• GIVEN INSTRUCTION
Locate each line containing the string "matplotlib" and copy it out.
>> BEGIN GIVEN MATERIAL
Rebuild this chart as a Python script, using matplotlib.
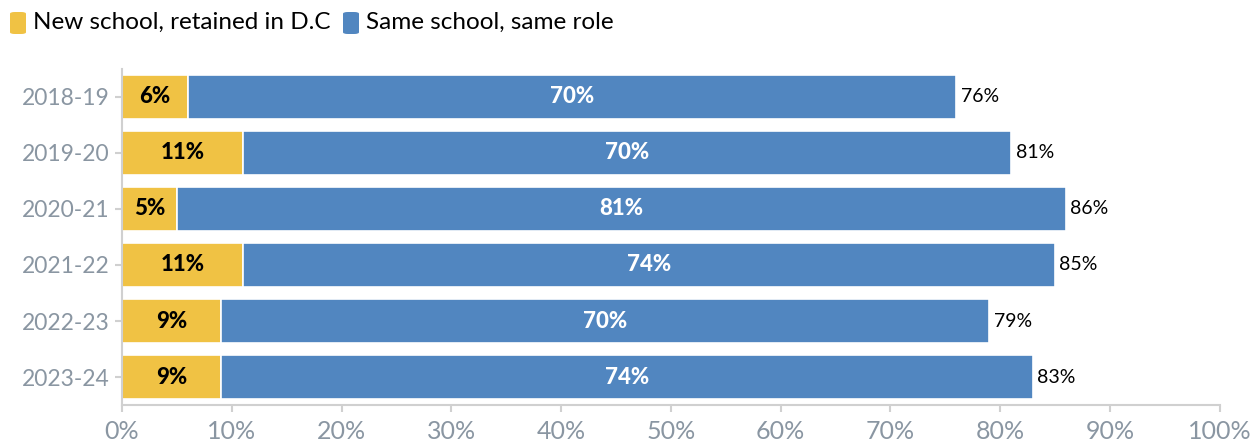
import matplotlib.pyplot as plt
from matplotlib.patches import FancyBboxPatch
from matplotlib.ticker import FuncFormatter, MultipleLocator

plt.rcParams['font.family'] = ['Lato', 'DejaVu Sans']

# Teacher retention by school year (percent)
years = ["2018-19", "2019-20", "2020-21", "2021-22", "2022-23", "2023-24"]
new_school = [6, 11, 5, 11, 9, 9]
same_school = [70, 70, 81, 74, 70, 74]
totals = [76, 81, 86, 85, 79, 83]

YELLOW = "#f0c244"
BLUE = "#5186c0"
GREY = "#8a96a2"
AXIS = "#d0d0d0"

fig = plt.figure(figsize=(12.51, 4.41), dpi=100)
ax = fig.add_axes([0.0975, 0.0816, 0.8775, 0.762])

pos = list(range(len(years)))
ax.barh(pos, new_school, height=0.79, color=YELLOW, edgecolor="white", linewidth=1.2)
ax.barh(pos, same_school, left=new_school, height=0.79, color=BLUE,
        edgecolor="white", linewidth=1.2)

for i in pos:
    ax.text(new_school[i] / 2, i, f"{new_school[i]}%", ha="center", va="center",
            fontsize=16, fontweight="black", color="black")
    ax.text(new_school[i] + same_school[i] / 2, i, f"{same_school[i]}%",
            ha="center", va="center", fontsize=16, fontweight="black", color="white")
    ax.text(totals[i] + 0.4, i, f"{totals[i]}%", ha="left", va="center",
            fontsize=14, color="black")

ax.set_xlim(0, 100)
ax.set_ylim(5.5, -0.5)
ax.set_yticks(pos)
ax.set_yticklabels(years)
ax.xaxis.set_major_locator(MultipleLocator(10))
ax.xaxis.set_major_formatter(FuncFormatter(lambda v, p: f"{v:.0f}%"))

for side in ("top", "right"):
    ax.spines[side].set_visible(False)
for side in ("left", "bottom"):
    ax.spines[side].set_color(AXIS)
    ax.spines[side].set_linewidth(1.5)
ax.tick_params(axis="x", colors=AXIS, labelcolor=GREY, labelsize=18, length=5,
               width=1.5, pad=6)
ax.tick_params(axis="y", colors=AXIS, labelcolor=GREY, labelsize=16.5, length=5,
               width=1.5, pad=4)

# Legend with rounded swatches
legend_items = [("New school, retained in D.C", YELLOW, 10),
                ("Same school, same role", BLUE, 343)]
for label, color, x0 in legend_items:
    fig.patches.append(FancyBboxPatch(
        (x0 / 1251, 1 - 34 / 441), 16 / 1251, 22 / 441,
        boxstyle="round,pad=0,rounding_size=0.004", transform=fig.transFigure,
        facecolor=color, edgecolor="none"))
    fig.text((x0 + 23) / 1251, 1 - 22 / 441, label, ha="left", va="center",
             fontsize=17.5, color="black")

fig.savefig("out.png", dpi=100)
>> END GIVEN MATERIAL
• RESULT OF THE EXERCISE
Rebuild this chart as a Python script, using matplotlib.
import matplotlib.pyplot as plt
from matplotlib.patches import FancyBboxPatch
from matplotlib.ticker import FuncFormatter, MultipleLocator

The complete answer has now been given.